Sur les 2 000 hommes réunis ce jour-là sur la place, 307 sont retenus par les Allemands. Parmi eux, se trouvent les dirigeants et les salariés de la Fraternelle.
Les hommes sont, dans un premier temps, conduits à l'école supérieure de filles. Cinq d'entre eux seront relâchés dans la soirée.
Les autres n'auront pas cette chance : les 302 Sanclaudiens restants sont envoyés en train dans le camp de transit de Compiègne. Sur les wagons, l'inscription : maquis du Haut-Jura - terroristes. Ils sont ensuite déportés en Allemagne, pour beaucoup dans le camp de concentration de Buchenwald. 186 n'en reviendront pas.
"Barbie sait très bien [que les 302 hommes déportés] ne sont pas tous des résistants", assure Jean-Claude Bonnot. "Il n'y a d'ailleurs pas de catégorie particulière qui ait été ciblée pendant la rafle, on trouve tous les corps sociaux, tous les métiers, des artisans, des ouvriers, des étudiants, des professions libérales".

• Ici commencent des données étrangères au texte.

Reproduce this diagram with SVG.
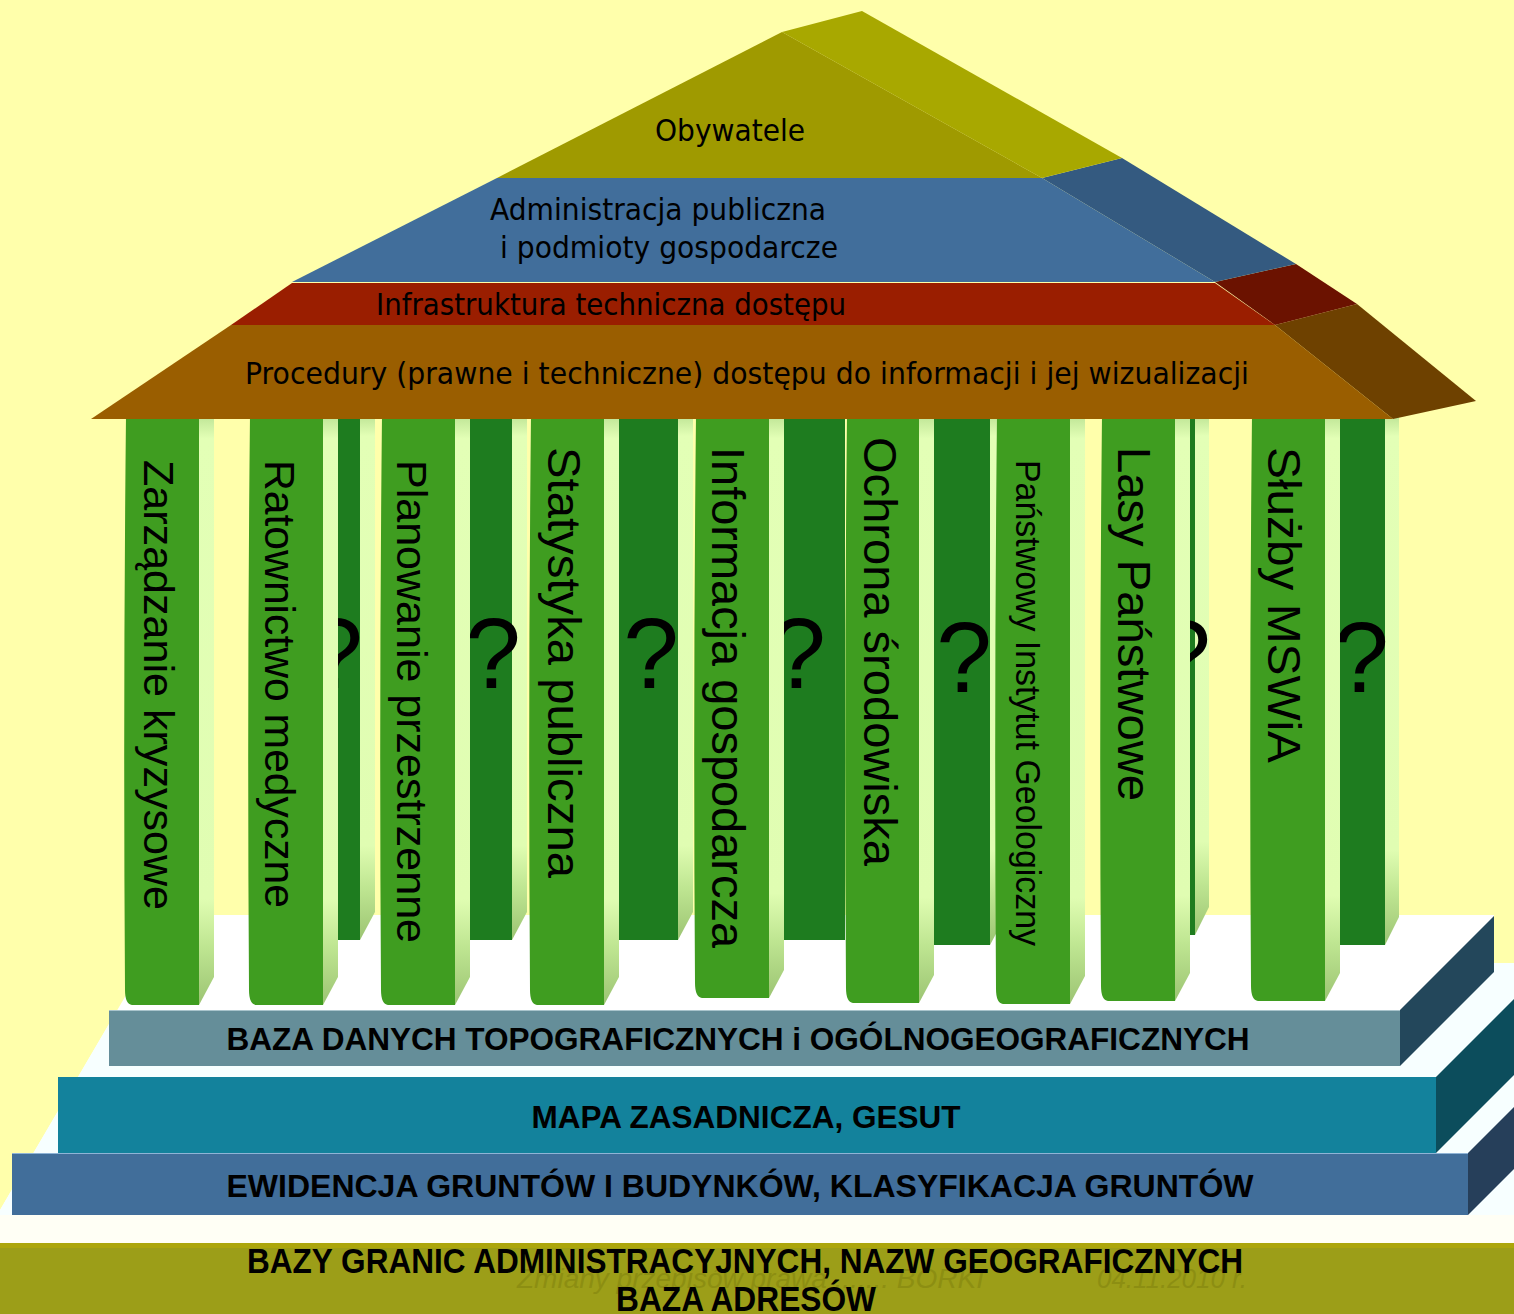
<svg xmlns="http://www.w3.org/2000/svg" width="1514" height="1314" viewBox="0 0 1514 1314">
<defs>
<linearGradient id="side" x1="0" y1="0" x2="0" y2="1">
<stop offset="0" stop-color="#BDE495"/>
<stop offset="0.04" stop-color="#E3FFB6"/>
<stop offset="0.82" stop-color="#E0FDB2"/>
<stop offset="0.9" stop-color="#BFE692"/>
<stop offset="1" stop-color="#9CC473"/>
</linearGradient>
<style>
.bg{fill:#FFFFAB}
.front{fill:#3F9D20}
.dark{fill:#1E7C1F}
.side{fill:url(#side)}
.ct{font-family:"Liberation Sans",Arial,sans-serif;fill:#000}
.q{font-family:"Liberation Sans",Arial,sans-serif;font-size:100px;fill:#000;text-anchor:middle}
.roof{font-family:"DejaVu Sans","Liberation Sans",sans-serif;font-size:30px;fill:#000}
.step{font-family:"Liberation Sans",Arial,sans-serif;font-weight:bold;font-size:31px;fill:#000}
.foot{font-family:"Liberation Sans",Arial,sans-serif;font-weight:bold;font-size:35px;fill:#000}
.faint{font-family:"Liberation Sans",Arial,sans-serif;font-style:italic;font-size:28px;fill:#8C8E12}
</style>
</defs>

<rect class="bg" x="0" y="0" width="1514" height="1314"/>
<polygon points="173,915 1494,915 1494,963 1514,963 1514,1243 0,1243 0,1210" fill="#FFFFFF"/>
<polygon points="1494,963 1514,963 1514,1243 0,1243 0,1210 109,1024 109,1066 1400,1066" fill="#F7FFFF"/>
<rect x="0" y="1215" width="1514" height="28" fill="#FFFFF5"/>

<g id="back-columns">
<g id="back-a">
<rect class="dark" x="290" y="415" width="70" height="525"/>
<polygon class="side" points="360,415 375,415 375,912 360,940"/>
<text class="q" x="335" y="688">?</text>
</g>
<g id="back-b">
<rect class="dark" x="430" y="415" width="82" height="525"/>
<polygon class="side" points="512,415 527,415 527,912 512,940"/>
<text class="q" x="493" y="688">?</text>
</g>
<g id="back-c">
<rect class="dark" x="590" y="415" width="88" height="525"/>
<polygon class="side" points="678,415 693,415 693,912 678,940"/>
<text class="q" x="651" y="688">?</text>
</g>
<g id="back-d">
<rect class="dark" x="750" y="415" width="95" height="525"/>
<text class="q" x="798" y="688">?</text>
</g>
<g id="back-e">
<rect class="dark" x="900" y="415" width="90" height="530"/>
<polygon class="side" points="990,415 1005,415 1005,917 990,945"/>
<text class="q" x="964" y="692">?</text>
</g>
<g id="back-f">
<rect class="dark" x="1150" y="415" width="45" height="520"/>
<polygon class="side" points="1195,415 1209,415 1209,907 1195,935"/>
<text class="q" x="1183" y="690">?</text>
</g>
<g id="back-g">
<rect class="dark" x="1300" y="415" width="85" height="530"/>
<polygon class="side" points="1385,415 1399,415 1399,917 1385,945"/>
<text class="q" x="1361" y="692">?</text>
</g>
</g>

<g id="front-columns">
<g id="col-1">
<path class="front" d="M126,415 L199,415 L199,1005 L132,1005 Q125,1004 125,990 Q123,700 126,415 Z"/>
<polygon class="side" points="199,415 214,415 214,977 199,1005"/>
<text class="ct" font-size="43" textLength="450" lengthAdjust="spacingAndGlyphs" transform="translate(144,460) rotate(90)">Zarządzanie kryzysowe</text>
</g>
<g id="col-2">
<path class="front" d="M250,415 L323,415 L323,1005 L256,1005 Q249,1004 249,990 Q247,700 250,415 Z"/>
<polygon class="side" points="323,415 338,415 338,977 323,1005"/>
<text class="ct" font-size="43" textLength="448" lengthAdjust="spacingAndGlyphs" transform="translate(265,460) rotate(90)">Ratownictwo medyczne</text>
</g>
<g id="col-3">
<path class="front" d="M382,415 L455,415 L455,1005 L388,1005 Q381,1004 381,990 Q379,700 382,415 Z"/>
<polygon class="side" points="455,415 470,415 470,977 455,1005"/>
<text class="ct" font-size="43" textLength="483" lengthAdjust="spacingAndGlyphs" transform="translate(397,460) rotate(90)">Planowanie przestrzenne</text>
</g>
<g id="col-4">
<path class="front" d="M531,415 L604,415 L604,1005 L537,1005 Q530,1004 530,990 Q528,700 531,415 Z"/>
<polygon class="side" points="604,415 619,415 619,977 604,1005"/>
<text class="ct" font-size="47" textLength="431" lengthAdjust="spacingAndGlyphs" transform="translate(548,447) rotate(90)">Statystyka publiczna</text>
</g>
<g id="col-5">
<path class="front" d="M696,415 L769,415 L769,998 L702,998 Q695,997 695,983 Q693,700 696,415 Z"/>
<polygon class="side" points="769,415 784,415 784,970 769,998"/>
<text class="ct" font-size="47" textLength="501" lengthAdjust="spacingAndGlyphs" transform="translate(712,447) rotate(90)">Informacja gospodarcza</text>
</g>
<g id="col-6">
<path class="front" d="M847,415 L919,415 L919,1003 L853,1003 Q846,1002 846,988 Q844,700 847,415 Z"/>
<polygon class="side" points="919,415 934,415 934,975 919,1003"/>
<text class="ct" font-size="47" textLength="429" lengthAdjust="spacingAndGlyphs" transform="translate(864,437) rotate(90)">Ochrona środowiska</text>
</g>
<g id="col-7">
<path class="front" d="M997,415 L1070,415 L1070,1004 L1003,1004 Q996,1003 996,989 Q994,700 997,415 Z"/>
<polygon class="side" points="1070,415 1085,415 1085,976 1070,1004"/>
<text class="ct" font-size="35" textLength="486" lengthAdjust="spacingAndGlyphs" transform="translate(1016,460) rotate(90)">Państwowy Instytut Geologiczny</text>
</g>
<g id="col-8">
<path class="front" d="M1102,415 L1175,415 L1175,1001 L1108,1001 Q1101,1000 1101,986 Q1099,700 1102,415 Z"/>
<polygon class="side" points="1175,415 1190,415 1190,973 1175,1001"/>
<text class="ct" font-size="47" textLength="354" lengthAdjust="spacingAndGlyphs" transform="translate(1118,447) rotate(90)">Lasy Państwowe</text>
</g>
<g id="col-9">
<path class="front" d="M1252,415 L1325,415 L1325,1001 L1258,1001 Q1251,1000 1251,986 Q1249,700 1252,415 Z"/>
<polygon class="side" points="1325,415 1340,415 1340,973 1325,1001"/>
<text class="ct" font-size="47" textLength="316" lengthAdjust="spacingAndGlyphs" transform="translate(1268,447) rotate(90)">Służby MSWiA</text>
</g>
</g>

<g id="step-1">
<polygon points="1400,1010 1494,916 1494,972 1400,1066" fill="#23475B"/>
<rect x="109" y="1010" width="1291" height="56" fill="#658E99"/>
<line x1="109" y1="1010.5" x2="1400" y2="1010.5" stroke="#A9C4CC" stroke-width="1"/>
<text class="step" x="738" y="1050" text-anchor="middle" textLength="1023" lengthAdjust="spacingAndGlyphs">BAZA DANYCH TOPOGRAFICZNYCH i OGÓLNOGEOGRAFICZNYCH</text>
</g>
<g id="step-2">
<polygon points="1436,1077 1514,999 1514,1075 1436,1153" fill="#0C4D5C"/>
<rect x="58" y="1077" width="1378" height="76" fill="#13829C"/>
<text class="step" x="746" y="1128" text-anchor="middle" textLength="429" lengthAdjust="spacingAndGlyphs">MAPA ZASADNICZA, GESUT</text>
</g>
<g id="step-3">
<polygon points="1468,1153 1514,1107 1514,1169 1468,1215" fill="#263F5A"/>
<rect x="12" y="1153" width="1456" height="62" fill="#416E9A"/>
<line x1="12" y1="1153.5" x2="1468" y2="1153.5" stroke="#8FB4D6" stroke-width="1"/>
<text class="step" x="740" y="1197" text-anchor="middle" textLength="1027" lengthAdjust="spacingAndGlyphs">EWIDENCJA GRUNTÓW I BUDYNKÓW, KLASYFIKACJA GRUNTÓW</text>
</g>

<g id="roof-procedury">
<polygon points="1275,325 1357,304 1476,401 1393,419" fill="#6E4100"/>
<polygon points="231,325 1275,325 1393,419 91,419" fill="#9A5E00"/>
<text class="roof" x="245" y="384" textLength="1004" lengthAdjust="spacingAndGlyphs">Procedury (prawne i techniczne) dostępu do informacji i jej wizualizacji</text>
</g>
<g id="roof-infrastruktura">
<polygon points="1215,282 1296,264 1357,304 1275,325" fill="#6B1200"/>
<polygon points="292,283 1215,283 1275,325 231,325" fill="#9A1E00"/>
<text class="roof" x="376" y="315" textLength="470" lengthAdjust="spacingAndGlyphs">Infrastruktura techniczna dostępu</text>
</g>
<g id="roof-administracja">
<polygon points="1042,178 1122,158 1296,264 1215,282" fill="#345A80"/>
<polygon points="497,178 1042,178 1215,282 292,282" fill="#416E9B"/>
<text class="roof" x="490" y="220" textLength="336" lengthAdjust="spacingAndGlyphs">Administracja publiczna</text>
<text class="roof" x="500" y="258" textLength="338" lengthAdjust="spacingAndGlyphs">i podmioty gospodarcze</text>
</g>
<g id="roof-obywatele">
<polygon points="782,32 862,11 1122,158 1042,178" fill="#A8A800"/>
<polygon points="782,32 1042,178 497,178" fill="#9F9A00"/>
<text class="roof" x="655" y="141" textLength="150" lengthAdjust="spacingAndGlyphs">Obywatele</text>
</g>

<g id="footer">
<rect x="0" y="1243" width="1514" height="71" fill="#9C9E18"/>
<rect x="0" y="1243" width="1514" height="5" fill="#ACA60B"/>
<text class="faint" x="517" y="1288" textLength="467" lengthAdjust="spacingAndGlyphs">Zmiany przepisów prawa ....... BORKI</text>
<text class="faint" x="1097" y="1288" textLength="150" lengthAdjust="spacingAndGlyphs">04.11.2010 r.</text>
<text class="foot" x="745" y="1273" text-anchor="middle" textLength="996" lengthAdjust="spacingAndGlyphs">BAZY GRANIC ADMINISTRACYJNYCH, NAZW GEOGRAFICZNYCH</text>
<text class="foot" x="746" y="1311" text-anchor="middle" textLength="260" lengthAdjust="spacingAndGlyphs">BAZA ADRESÓW</text>
</g>
</svg>
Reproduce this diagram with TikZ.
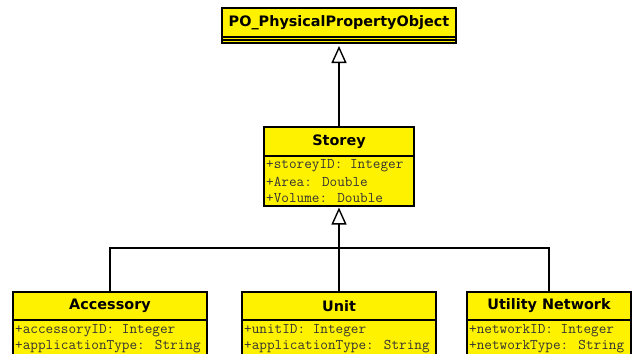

Dans les jours suivant la rafle, quand le maire intérimaire de Saint-Claude se rend au siège de la Gestapo de Lyon pour plaider la cause de ses administrés, il est reçu par Klaus Barbie. Ce dernier lui explique que, s'il a organisé la rafle, c'est en punition à l'insuffisance de réponses au STO.
Une autre explication est avancée par un sous-officier de la Gestapo de Lons-le-Saunier, qui assistait aux opérations. Pour lui, l'ampleur des arrestations n'est qu'une mesure de représailles face au harcèlement des maquisards. Jean-Claude Bonnot, dans son livre Opération Frühling (Éditions Cêtre, 2021), le cite : "Je reconnais que les arrestations, par suite de la fureur des soldats allemands qui étaient sans cesse attaqués par le maquis, étaient faites au petit bonheur et que certaines ont été maintenues injustement."
"Une épreuve très difficile" pour le maquis
Durant le temps de l'opération Frühling, les maquisards se dispersent. Ils vont errer dans les montagnes en groupe de deux ou trois. Il pleut, il fait froid. "C'est une épreuve très difficile", abonde Jean-Claude Bonnot, "car ils n'ont que très peu de ravitaillement et ils hésitent à s'approcher des habitations, par peur d'être pris par les Allemands ou d'engendrer des représailles sur la population."
Ils essuient des pertes – sur les 48 maquisards du Haut-Jura morts durant l'Occupation, 22 périront lors de cette seule opération Frühling. Le 11 avril, suite à une dénonciation, Klaus Barbie parvient même à mettre la main sur les principaux chefs du maquis du Haut-Jura : le commandant Jean Duhail, alias Vallin, et Joseph Kemler, chef de l'Armée Secrète pour le secteur de Saint-Claude. Ils meurent fusillés.
Un soutien indéfectible de la population
Le dernier combat de l'opération Frühling a lieu le matin du 18 avril, à la grotte du Mont, près de Villard-Saint-Sauveur, où s'étaient réfugiés la veille 27 maquisards. Six d'entre eux sont tués par les Allemands, ainsi qu'un civil ; une ferme est incendiée et le couple de fermiers est déporté.
Près de 600 arrestations (dont la rafle du 9 avril), une soixantaine d'exécutions, une centaine d'immeubles détruits... L'opération Frühling laisse une traînée sanglante dans la forêt jurassienne. Ce n'est pourtant pas une victoire totale des nazis. Les maquisards parviendront à reconstituer leurs unités, recréer des liens avec le commandement.
Et, "surtout, le soutien de la population ne va pas diminuer, bien au contraire", ce qui surprend jusqu'aux chefs des maquisards, ajoute Jean-Claude Bonnot. "De ce point de vue, c'est un échec pour les Allemands." Dans les mois suivants, le maquis du Haut-Jura sera rejoint par de nouveaux combattants.
De 213 hommes au 7 avril 1944, ils seront 277 le 6 juin lors du débarquement, et 840 à la date du 2 septembre, lorsque Saint-Claude devient la première ville du Jura libérée de l'occupation allemande.